Monday, January 14, 2013

Devil in the White City, by Erik Larson

By some miracle, Chicago has been chosen as the site for the 1893 World's Fair.  There is much work to be done, in very little time.  In the midst of the creation of the site for the fair, H.H. Holmes finds his prey.  Whether he is scamming people and businesses for money and goods, creating a murder hotel, or plotting the demise of yet another innocent, it can be guaranteed that Holmes is leaving a stain on the White City.

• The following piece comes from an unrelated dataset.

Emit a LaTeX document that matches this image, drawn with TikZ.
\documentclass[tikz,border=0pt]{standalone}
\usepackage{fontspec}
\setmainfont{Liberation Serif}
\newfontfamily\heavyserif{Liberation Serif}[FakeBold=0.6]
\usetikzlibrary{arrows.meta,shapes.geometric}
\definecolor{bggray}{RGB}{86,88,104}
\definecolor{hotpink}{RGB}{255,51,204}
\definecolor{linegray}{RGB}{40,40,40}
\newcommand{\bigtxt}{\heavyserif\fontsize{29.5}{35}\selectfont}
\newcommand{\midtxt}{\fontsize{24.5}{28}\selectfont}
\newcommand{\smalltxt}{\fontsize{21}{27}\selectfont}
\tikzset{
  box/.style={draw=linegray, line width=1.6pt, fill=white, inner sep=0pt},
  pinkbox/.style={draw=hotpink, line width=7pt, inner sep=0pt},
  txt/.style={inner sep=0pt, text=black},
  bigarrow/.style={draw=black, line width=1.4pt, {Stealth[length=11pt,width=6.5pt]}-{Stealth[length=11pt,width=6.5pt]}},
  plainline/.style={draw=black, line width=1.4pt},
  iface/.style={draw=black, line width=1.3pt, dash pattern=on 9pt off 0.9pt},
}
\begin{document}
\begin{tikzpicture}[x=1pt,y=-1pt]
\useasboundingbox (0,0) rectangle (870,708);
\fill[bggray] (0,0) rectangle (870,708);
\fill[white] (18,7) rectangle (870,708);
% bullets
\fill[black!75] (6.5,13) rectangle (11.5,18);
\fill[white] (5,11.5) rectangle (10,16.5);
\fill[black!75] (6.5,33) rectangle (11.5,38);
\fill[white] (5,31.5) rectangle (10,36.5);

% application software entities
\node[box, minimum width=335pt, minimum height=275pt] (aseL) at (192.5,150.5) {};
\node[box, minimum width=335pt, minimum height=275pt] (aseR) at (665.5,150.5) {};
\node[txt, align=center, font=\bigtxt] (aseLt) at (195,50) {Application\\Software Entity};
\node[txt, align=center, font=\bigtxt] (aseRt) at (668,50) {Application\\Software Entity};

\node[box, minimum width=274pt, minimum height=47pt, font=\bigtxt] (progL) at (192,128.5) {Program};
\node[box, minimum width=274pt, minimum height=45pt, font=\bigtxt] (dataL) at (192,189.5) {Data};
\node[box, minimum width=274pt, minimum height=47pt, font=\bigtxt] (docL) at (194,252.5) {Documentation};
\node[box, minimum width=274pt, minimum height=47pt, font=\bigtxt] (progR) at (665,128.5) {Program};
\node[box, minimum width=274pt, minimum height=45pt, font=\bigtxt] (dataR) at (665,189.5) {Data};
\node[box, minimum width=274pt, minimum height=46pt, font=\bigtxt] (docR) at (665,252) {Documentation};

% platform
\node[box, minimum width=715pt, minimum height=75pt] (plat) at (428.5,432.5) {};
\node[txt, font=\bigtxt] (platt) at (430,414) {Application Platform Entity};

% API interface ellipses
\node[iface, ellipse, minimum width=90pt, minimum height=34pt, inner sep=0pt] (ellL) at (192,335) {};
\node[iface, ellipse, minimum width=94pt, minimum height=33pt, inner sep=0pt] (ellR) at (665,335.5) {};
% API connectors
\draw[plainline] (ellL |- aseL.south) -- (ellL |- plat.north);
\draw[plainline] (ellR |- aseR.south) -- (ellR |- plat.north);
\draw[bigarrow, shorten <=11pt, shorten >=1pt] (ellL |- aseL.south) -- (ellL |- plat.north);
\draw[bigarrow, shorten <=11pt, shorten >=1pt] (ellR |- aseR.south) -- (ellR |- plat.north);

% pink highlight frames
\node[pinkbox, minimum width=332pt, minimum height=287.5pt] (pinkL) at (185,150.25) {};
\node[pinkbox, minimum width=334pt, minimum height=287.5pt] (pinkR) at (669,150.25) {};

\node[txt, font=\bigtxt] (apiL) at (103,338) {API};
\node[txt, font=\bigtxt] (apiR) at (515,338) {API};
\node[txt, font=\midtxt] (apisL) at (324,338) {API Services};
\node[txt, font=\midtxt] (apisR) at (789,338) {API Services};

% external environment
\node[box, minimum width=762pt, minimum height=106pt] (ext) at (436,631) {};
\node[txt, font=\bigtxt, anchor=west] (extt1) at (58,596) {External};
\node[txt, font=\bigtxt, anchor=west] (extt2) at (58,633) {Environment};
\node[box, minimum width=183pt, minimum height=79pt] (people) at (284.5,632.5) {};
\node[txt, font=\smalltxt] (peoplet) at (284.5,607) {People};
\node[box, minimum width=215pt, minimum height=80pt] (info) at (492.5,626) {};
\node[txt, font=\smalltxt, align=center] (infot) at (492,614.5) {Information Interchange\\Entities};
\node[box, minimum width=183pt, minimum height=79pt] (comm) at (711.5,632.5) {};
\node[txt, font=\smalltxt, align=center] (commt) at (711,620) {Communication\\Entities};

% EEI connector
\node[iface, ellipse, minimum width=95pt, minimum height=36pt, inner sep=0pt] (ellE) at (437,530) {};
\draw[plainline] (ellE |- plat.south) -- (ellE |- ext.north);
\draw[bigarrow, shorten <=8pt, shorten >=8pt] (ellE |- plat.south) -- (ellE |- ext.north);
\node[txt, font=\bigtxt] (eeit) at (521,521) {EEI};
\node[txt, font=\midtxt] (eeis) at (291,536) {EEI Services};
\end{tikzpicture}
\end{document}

I really really wanted to love this book.  And I was pretty certain I would.  I am familiar with the case of H.H. Holmes, and find it fascinating.  And I love examining stories within their historical context.  And yet, I could not quite get into this book.  The book alternated between chapters regarding the fair preparation and chapters regarding Holmes' nefarious deeds.  I found the chapters about the fair and all the politics surrounding it to be incredibly boring, and I was really disappointed by it.  It was well researched and well written, just, for me, not at all interesting.

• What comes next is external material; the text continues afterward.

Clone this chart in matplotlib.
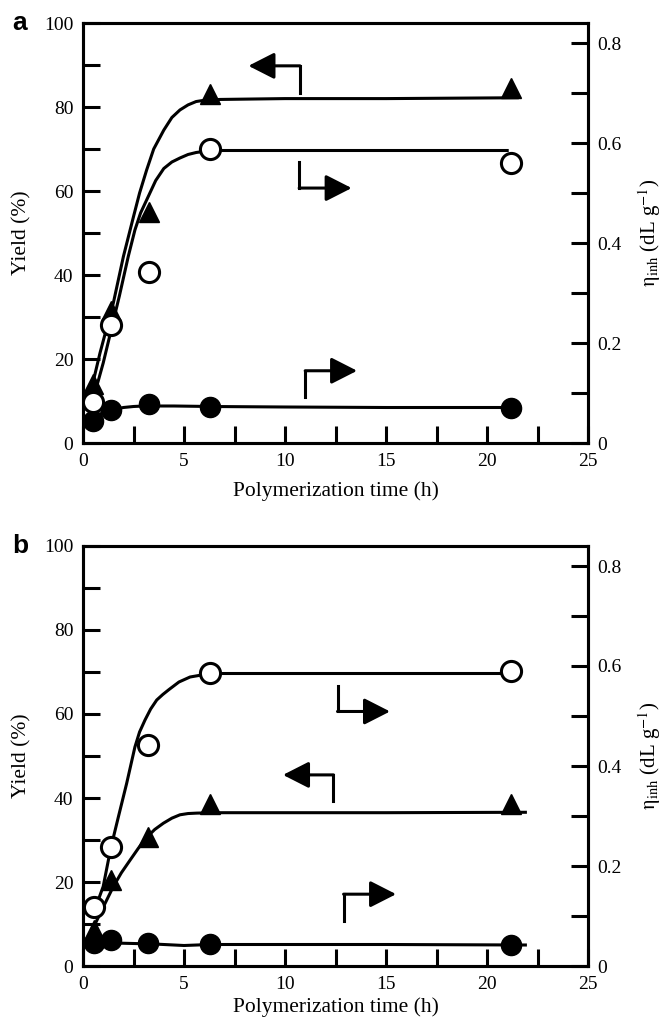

The chapters about Holmes were much more engaging.  Again, the research and writing were solid.  I am not sure why I preferred those chapters so much more, other than the fact that it was a topic with which I was already familiar, and in which I had a long standing interest.  I was not aware, prior to reading it, that the book was comprised of what in all actuality is two different stories that were only slightly related, so I think, in general, the book was simply not what I expected it to be.  Had I gone into it with different expectations, I may have enjoyed it more.

The book will most likely appeal to fans of history, criminology, and creative nonfiction.  I have heard wonderful things about this author, so I am definitely willing to give him another shot.

This book is from my personal library.  All opinions are honest and original.